Surface Finishing Options for Brass Die Casting Parts

One of brass die casting's significant advantages is its compatibility with a wide range of surface treatments, both functional and decorative.

Common surface finishing processes applied to brass die casting parts and their primary application areas.
Finish Type	Process	Key Benefit	Typical Applications
Polishing	Mechanical buffing to Ra <0.2 μm	Mirror appearance, enhances plating adhesion	Decorative hardware, sanitary fittings
Electroplating (Nickel, Chrome)	Electrodeposition of Ni/Cr layers	Enhanced corrosion resistance and hardness	Faucets, door hardware, automotive trim
Gold Plating	Electrodeposition, 0.5–5 μm Au	Low contact resistance, oxidation resistance	Electrical connectors, precision contacts
Powder Coating	Electrostatic spray + oven cure	Color range, UV and impact resistance	Outdoor hardware, industrial enclosures
Lacquering	Clear or tinted lacquer coat	Preserves natural brass appearance, prevents tarnish	Decorative fixtures, musical instruments
Tumble Deburring	Vibratory finishing with media	Edge break, flash removal, uniform matte surface	Industrial fittings, valve components

Tooling Cost and Production Volume Considerations

Die casting requires a significant upfront tooling investment that is amortized across the production run. Understanding tooling economics is essential for determining whether die casting is cost-effective for a given project.

A single-cavity brass die casting tool typically costs $8,000–$40,000 depending on part complexity, size, and number of side-actions required. Multi-cavity tools (producing 2, 4, or 8 parts per shot) cost more upfront but reduce per-part costs dramatically. A four-cavity tool costing $50,000 running at 60 shots per hour produces 240 parts per hour — far lower per-part cost than any machining alternative at that volume.

Die casting tools for brass typically have a service life of 100,000 to 300,000 shots before significant refurbishment is needed, compared to 500,000–1,000,000 shots for zinc or aluminum dies. The higher casting temperature of brass accelerates thermal fatigue in the die steel, which is why premium H13 tool steel with proper heat treatment is essential for brass tooling longevity.

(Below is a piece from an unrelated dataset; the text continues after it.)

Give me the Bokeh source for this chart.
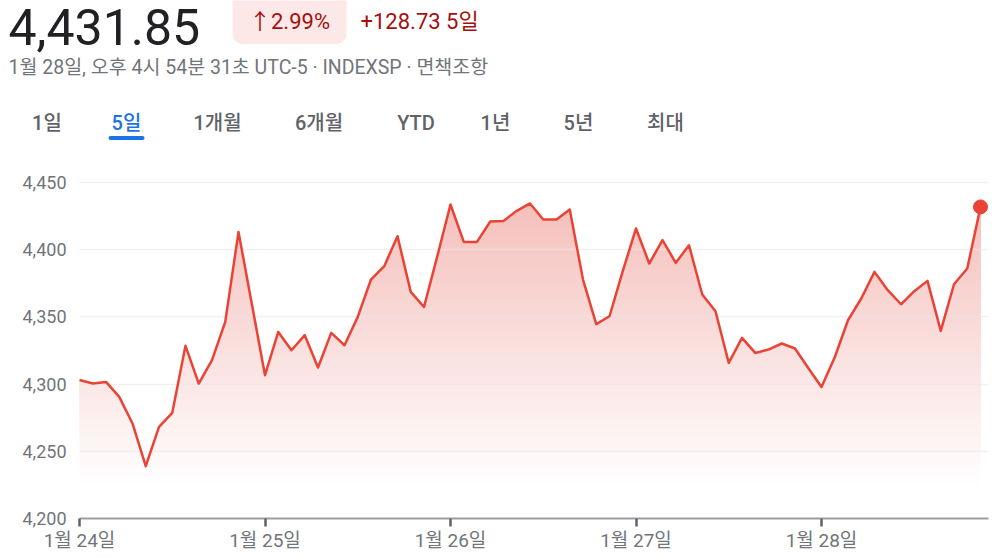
import numpy as np
from bokeh.plotting import figure
from bokeh.layouts import column
from bokeh.models import Range1d, FixedTicker, NumeralTickFormatter, Label, BoxAnnotation
from bokeh.embed import file_html
from bokeh.resources import INLINE

# ---------------- data ----------------
last_price = "4,431.85"
change_pct = "↑2.99%"
change_abs = "+128.73"
period_label = "5일"
timestamp = "1월 28일, 오후 4시 54분 31초 UTC-5 · INDEXSP · 면책조항"
tabs = ["1일", "5일", "1개월", "6개월", "YTD", "1년", "5년", "최대"]
active_tab = "5일"
day_labels = ["1월 24일", "1월 25일", "1월 26일", "1월 27일", "1월 28일"]
points_per_day = 14
prices = [
    4303.1, 4300.4, 4301.6, 4290.5, 4270.7, 4238.9, 4268.2, 4278.6, 4328.5, 4300.4,
    4317.8, 4346.3, 4413.2, 4360.0, 4306.6, 4338.8, 4325.2, 4336.4, 4312.3, 4338.1,
    4328.9, 4350.0, 4377.8, 4387.7, 4410.0, 4368.6, 4357.4, 4395.0, 4433.6, 4405.8,
    4405.8, 4421.0, 4421.4, 4428.9, 4434.4, 4422.5, 4422.5, 4429.9, 4377.8, 4344.6,
    4350.5, 4384.0, 4415.8, 4389.7, 4407.1, 4390.2, 4403.3, 4366.7, 4354.2, 4315.8,
    4334.4, 4323.2, 4325.7, 4330.2, 4326.5, 4312.0, 4297.9, 4320.0, 4347.5, 4363.7,
    4383.5, 4369.9, 4359.4, 4369.1, 4376.8, 4339.6, 4374.3, 4386.0, 4431.85,
]
y_ticks = [4200, 4250, 4300, 4350, 4400, 4450]

# ---------------- layout / style ----------------
W = 992
HEAD_H = 150
CHART_H = 406
B_LEFT, B_RIGHT = 79, 4
FRAME_TOP, FRAME_BOTTOM = 150, 518          # page pixels
B_BOTTOM = HEAD_H + CHART_H - FRAME_BOTTOM
FRAME_W = W - B_LEFT - B_RIGHT
FRAME_H = FRAME_BOTTOM - FRAME_TOP
DAY_PX = 185.5          # pixels per day on the x axis
UNIT_PX = 1.344         # pixels per index point on the y axis

FONT = "Roboto, 'Noto Sans CJK KR', sans-serif"
TAB_FONT = "'Roboto Medium', Roboto, 'Noto Sans CJK KR Medium', 'Noto Sans CJK KR', sans-serif"
RED = "#ea4335"
DARK_RED = "#a50e0e"
GREY = "#70757a"
TAB_GREY = "#5f6368"
BLUE = "#1a73e8"
GRAD_TOP = (244, 190, 186)

# ---------------- header (page-pixel coordinates, y downwards as negative) ----------------
h = figure(width=W, height=HEAD_H, output_backend="svg", toolbar_location=None,
           x_range=Range1d(0, W), y_range=Range1d(-HEAD_H, 0),
           x_axis_type=None, y_axis_type=None,
           min_border_left=0, min_border_right=0, min_border_top=0, min_border_bottom=0)
h.frame_align = False
h.grid.visible = False
h.outline_line_color = None
h.background_fill_color = "white"
h.border_fill_color = "white"


def add_text(txt, ax, ay, size, color, align="left", font=FONT):
    h.add_layout(Label(x=ax, y=-ay, text=txt, text_font=font, text_font_size=f"{size}px",
                       text_color=color, text_align=align, text_baseline="middle"))


def add_box(left, right, top, bottom, color, radius):
    h.add_layout(BoxAnnotation(left=left, right=right, top=-top, bottom=-bottom,
                               fill_color=color, fill_alpha=1, line_color=None,
                               border_radius=radius))


add_text(last_price, 8, 26.5, 50, "#202124")
add_box(232, 346, -12, 43.5, "#fce8e6", 10)
add_text(change_pct, 289, 21, 22, DARK_RED, align="center")
add_text(f"{change_abs} {period_label}", 360, 21, 22, DARK_RED)
add_text(timestamp, 8, 67, 19.5, GREY)

tab_centers = [46.5, 126, 217, 318.5, 415.5, 495, 578, 665]
for t, cx in zip(tabs, tab_centers):
    add_text(t, cx, 122, 20, BLUE if t == active_tab else TAB_GREY, align="center", font=TAB_FONT)
ai = tabs.index(active_tab)
add_box(tab_centers[ai] - 18, tab_centers[ai] + 18, 135.5, 139.5, BLUE, 2)

# ---------------- chart ----------------
p = figure(width=W, height=CHART_H, output_backend="svg", toolbar_location=None,
           x_range=Range1d(0, FRAME_W / DAY_PX),
           y_range=Range1d(y_ticks[0], y_ticks[0] + FRAME_H / UNIT_PX),
           min_border_left=B_LEFT, min_border_right=B_RIGHT,
           min_border_top=0, min_border_bottom=B_BOTTOM)
p.frame_align = False
p.outline_line_color = None
p.background_fill_color = "white"
p.border_fill_color = "white"

x = np.arange(len(prices)) / points_per_day
y = np.array(prices)


def above_level(xs, ys, level):
    """Outline of the region between `level` and the price line (where the line is above it)."""
    px, py = [], []
    for i in range(len(xs)):
        if i > 0:
            y0, y1 = ys[i - 1], ys[i]
            if (y0 - level) * (y1 - level) < 0:
                t = (level - y0) / (y1 - y0)
                px.append(xs[i - 1] + t * (xs[i] - xs[i - 1]))
                py.append(level)
        px.append(xs[i])
        py.append(max(ys[i], level))
    return np.array(px), np.array(py)


# vertical gradient under the line: nested opaque bands, lighter towards the bottom
lo, hi = 4222, 4440
N = 70
levels = np.linspace(lo, hi, N, endpoint=False)
for level in levels:
    f = (level + (hi - lo) / N / 2 - lo) / (hi - lo)
    col = tuple(int(round(255 + (c - 255) * f)) for c in GRAD_TOP)
    gx, gy = above_level(x, y, level)
    p.varea(x=gx, y1=level, y2=gy, fill_color="#%02x%02x%02x" % col)

line_r = p.line(x, y, line_color=RED, line_width=2.5, line_join="round")
dot_r = p.scatter(x[-1:], y[-1:], size=14, color=RED)
line_r.level = "overlay"
dot_r.level = "overlay"

# axes
p.xgrid.visible = False
p.ygrid.ticker = FixedTicker(ticks=y_ticks)
p.ygrid.grid_line_color = "#e6e6e6"
p.ygrid.grid_line_alpha = 0.6
p.ygrid.grid_line_width = 1.5
p.ygrid.level = "guide"

p.yaxis.ticker = FixedTicker(ticks=y_ticks)
p.yaxis.formatter = NumeralTickFormatter(format="0,0")
p.yaxis.axis_line_color = None
p.yaxis.major_tick_line_color = None
p.yaxis.minor_tick_line_color = None
p.yaxis.major_label_standoff = 7
p.yaxis.major_label_text_font = FONT
p.yaxis.major_label_text_font_size = "18px"
p.yaxis.major_label_text_color = GREY

p.xaxis.ticker = FixedTicker(ticks=list(range(len(day_labels))))
p.xaxis.major_label_overrides = {i: lab for i, lab in enumerate(day_labels)}
p.xaxis.axis_line_color = "#9aa0a6"
p.xaxis.axis_line_width = 2
p.xaxis.major_tick_line_color = TAB_GREY
p.xaxis.major_tick_line_width = 2.5
p.xaxis.major_tick_in = 0
p.xaxis.major_tick_out = 8
p.xaxis.minor_tick_line_color = None
p.xaxis.major_label_standoff = 2
p.xaxis.major_label_text_font = FONT
p.xaxis.major_label_text_font_size = "19px"
p.xaxis.major_label_text_color = GREY

layout = column(h, p, spacing=0)
open("out.html", "w").write(file_html(layout, INLINE))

Die casting becomes cost-competitive with machining at annual volumes of approximately 2,000–5,000 parts for simple geometries, and even lower volumes for complex multi-feature parts where machining time is very high. Below these thresholds, investment casting or CNC machining from bar stock may offer better economics.

Quality Control Standards for Brass Die Casting Parts

Buyers sourcing brass die casting parts from manufacturers — particularly for safety-critical or regulated applications — should verify compliance with the following standards and inspection practices:

ASTM B584 / B176: Standard specifications for copper alloy sand and die castings. Defines alloy composition limits and mechanical property minimums for common brass die casting grades.
NSF/ANSI 61 and NSF/ANSI 372: Required for any brass component in contact with drinking water in the U.S. NSF 372 mandates lead content below 0.25% weighted average. Compliance must be verified by third-party certification, not just alloy specification.
RoHS Directive (EU 2011/65/EU): Restricts hazardous substances including lead in electrical and electronic equipment sold in the European Union. Applies to brass connector and housing components.
Dimensional inspection: First article inspection (FAI) using CMM to verify all critical dimensions against the drawing. For high-volume production, statistical process control (SPC) with Cpk values of ≥1.33 on critical dimensions is standard practice.
Pressure testing: Fluid-handling brass castings are hydrostatically tested at 1.5× working pressure for a defined hold time. For standard plumbing fittings, this typically means testing at 2.5 MPa (362 psi) for 15 seconds minimum.
Porosity inspection: X-ray or dye penetrant testing for internal porosity is required for pressure-critical components. Acceptable porosity levels are defined by ASTM E505 reference radiographs for non-ferrous castings.